GOAL: Retype word for word the first line of the listing and each line after it up to the line with "label_km = [28, 109, 215, 322, 417]", with the pictures taken out.

SOURCE MATERIAL:
"""
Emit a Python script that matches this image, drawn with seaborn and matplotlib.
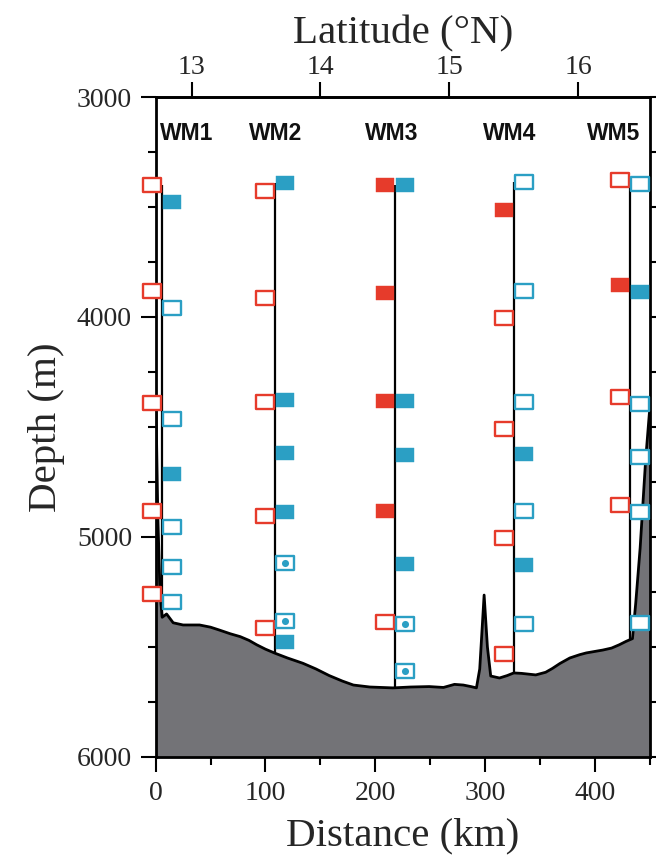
import numpy as np
import pandas as pd
import matplotlib
matplotlib.use("Agg")
import matplotlib.pyplot as plt
import seaborn as sns
from matplotlib.path import Path
from matplotlib.ticker import MultipleLocator, FixedLocator

sns.set_theme(style="ticks")
plt.rcParams["font.family"] = ["Liberation Serif", "DejaVu Serif"]

# ---- section data ---------------------------------------------------------
moorings = ["WM1", "WM2", "WM3", "WM4", "WM5"]
mooring_km = [6, 109, 218, 326, 432]
label_km = [28, 109, 215, 322, 417]

# instrument depths (m) per mooring; red column left of the line, blue right
red_open_depth = [[3400, 3880, 4390, 4880, 5260],
                  [3425, 3915, 4385, 4905, 5415],
                  [5385],
                  [4005, 4510, 5005, 5530],
                  [3375, 4365, 4855]]
red_filled_depth = [[], [], [3398, 3890, 4380, 4880], [3512], [3855]]
blue_open_depth = [[3958, 4462, 4955, 5136, 5295],
                   [],
                   [],
                   [3388, 3880, 4386, 4880, 5394],
                   [3394, 4395, 4636, 4886, 5390]]
blue_filled_depth = [[3475, 4712],
                     [3390, 4378, 4620, 4886, 5476],
                     [3398, 4380, 4629, 5121],
                     [4623, 5127],
                     [3888]]
blue_dot_depth = [[], [5120, 5383], [5394, 5610], [], []]

# bottom topography along the section
bathy_km = [0, 2, 4, 6, 10, 16, 25, 40, 50, 58, 68, 77, 85, 92, 100, 109, 120,
            134, 146, 158, 170, 180, 195, 216, 232, 249, 262, 272, 280, 287,
            292, 295, 299, 302, 305, 313, 320, 326, 333, 346, 355, 361, 368,
            377, 386, 392, 407, 415, 422, 428, 434, 437, 441, 446, 450]
bathy_depth = [4300, 4900, 5250, 5365, 5350, 5390, 5400, 5400, 5410, 5423,
               5440, 5453, 5470, 5490, 5510, 5529, 5550, 5574, 5600, 5630,
               5655, 5673, 5682, 5686, 5682, 5680, 5684, 5670, 5673, 5680,
               5686, 5600, 5264, 5500, 5632, 5641, 5630, 5618, 5620, 5627,
               5615, 5598, 5575, 5550, 5535, 5527, 5514, 5505, 5490, 5475,
               5462, 5300, 5050, 4650, 4400]

distance_ticks = [0, 100, 200, 300, 400]
depth_ticks = [3000, 4000, 5000, 6000]
latitude_ticks = [13, 14, 15, 16]

# ---- styling ------------------------------------------------------------------
RED = "#e63b2b"
BLUE = "#2b9fc4"
GREY = "#737377"
SIDE_KM = 9.0          # horizontal offset of the instrument columns

# latitude scale along the section track
KM_AT_13N = 32.7
KM_PER_DEG = 117.3


def km_to_lat(d):
    return 13.0 + (np.asarray(d, dtype=float) - KM_AT_13N) / KM_PER_DEG


def lat_to_km(lat):
    return KM_AT_13N + (np.asarray(lat, dtype=float) - 13.0) * KM_PER_DEG


def instrument_frame(depth_lists, side):
    rows = []
    for name, km, depths in zip(moorings, mooring_km, depth_lists):
        for z in depths:
            rows.append({"mooring": name, "km": km + side * SIDE_KM, "depth": z})
    return pd.DataFrame(rows, columns=["mooring", "km", "depth"])


rect = Path([(-1, -0.84), (1, -0.84), (1, 0.84), (-1, 0.84), (-1, -0.84)],
            [Path.MOVETO, Path.LINETO, Path.LINETO, Path.LINETO, Path.CLOSEPOLY])

fig = plt.figure(figsize=(6.56, 8.60), dpi=100)
fig.patch.set_facecolor("white")
ax = fig.add_axes([0.2372, 0.1198, 0.7537, 0.7674])
ax.set_facecolor("white")

# sea floor
ax.fill_between(bathy_km, bathy_depth, 6000, color=GREY, lw=0, zorder=2)
sns.lineplot(x=bathy_km, y=bathy_depth, sort=False, estimator=None,
             color="black", lw=2.0, ax=ax, zorder=3)

# mooring lines from top instrument down to the sea floor
for i, km in enumerate(mooring_km):
    all_depths = (red_open_depth[i] + red_filled_depth[i] + blue_open_depth[i]
                  + blue_filled_depth[i] + blue_dot_depth[i])
    top = min(all_depths)
    bottom = float(np.interp(km, bathy_km, bathy_depth))
    ax.vlines(km, top, bottom, color="black", lw=1.6, zorder=3)

common = dict(ax=ax, x="km", y="depth", marker=rect, zorder=6, clip_on=False,
              legend=False)
sns.scatterplot(data=instrument_frame(red_open_depth, -1), s=160,
                color="white", edgecolor=RED, linewidth=1.7, **common)
sns.scatterplot(data=instrument_frame(red_filled_depth, -1), s=150,
                color=RED, edgecolor=RED, linewidth=0.3, **common)
sns.scatterplot(data=instrument_frame(blue_open_depth, +1), s=160,
                color="white", edgecolor=BLUE, linewidth=1.7, **common)
sns.scatterplot(data=instrument_frame(blue_filled_depth, +1), s=150,
                color=BLUE, edgecolor=BLUE, linewidth=0.3, **common)
dots = instrument_frame(blue_dot_depth, +1)
sns.scatterplot(data=dots, s=160, color="white", edgecolor=BLUE,
                linewidth=1.7, **common)
sns.scatterplot(data=dots, x="km", y="depth", s=26, color=BLUE, marker="o",
                linewidth=0, ax=ax, zorder=7, clip_on=False, legend=False)

# mooring names
for name, km in zip(moorings, label_km):
    ax.text(km, 3165, name, ha="center", va="center", fontsize=16.5,
            fontweight="bold", family=["Liberation Sans", "DejaVu Sans"],
            color="#111111", zorder=8)

# axes, ticks and spines
ax.set_xlim(0, 450)
ax.set_ylim(6000, 3000)
ax.xaxis.set_major_locator(FixedLocator(distance_ticks))
ax.xaxis.set_minor_locator(MultipleLocator(50))
ax.yaxis.set_major_locator(FixedLocator(depth_ticks))
ax.yaxis.set_minor_locator(MultipleLocator(250))
ax.tick_params(which="both", direction="out", width=1.5, color="black",
               left=True, right=True, bottom=True, top=False,
               labelleft=True, labelright=False, labelbottom=True)
ax.tick_params(which="major", length=11, labelsize=20, pad=6)
ax.tick_params(which="minor", length=5.5)
ax.tick_params(axis="y", which="major", pad=6)
for sp in ax.spines.values():
    sp.set_visible(True)
    sp.set_linewidth(2.0)
    sp.set_color("black")
    sp.set_zorder(4)

ax.set_xlabel("Distance (km)", fontsize=29.5, va="center")
ax.xaxis.set_label_coords(0.5, -0.12)
ax.set_ylabel("Depth (m)", fontsize=29.5, va="center")
ax.yaxis.set_label_coords(-0.22, 0.5)

secax = ax.secondary_xaxis("top", functions=(km_to_lat, lat_to_km))
secax.xaxis.set_major_locator(FixedLocator(latitude_ticks))
secax.tick_params(direction="out", length=11, width=1.5, labelsize=20, pad=1,
                  color="black")
secax.spines["top"].set_linewidth(2.0)
secax.set_xlabel("Latitude (°N)", fontsize=29.5, va="center")
secax.xaxis.set_label_coords(0.5, 1.095, transform=ax.transAxes)

fig.savefig("out.png", dpi=100, facecolor="white")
"""
FULL OUTPUT:
Emit a Python script that matches this image, drawn with seaborn and matplotlib.
import numpy as np
import pandas as pd
import matplotlib
matplotlib.use("Agg")
import matplotlib.pyplot as plt
import seaborn as sns
from matplotlib.path import Path
from matplotlib.ticker import MultipleLocator, FixedLocator

sns.set_theme(style="ticks")
plt.rcParams["font.family"] = ["Liberation Serif", "DejaVu Serif"]

# ---- section data ---------------------------------------------------------
moorings = ["WM1", "WM2", "WM3", "WM4", "WM5"]
mooring_km = [6, 109, 218, 326, 432]
label_km = [28, 109, 215, 322, 417]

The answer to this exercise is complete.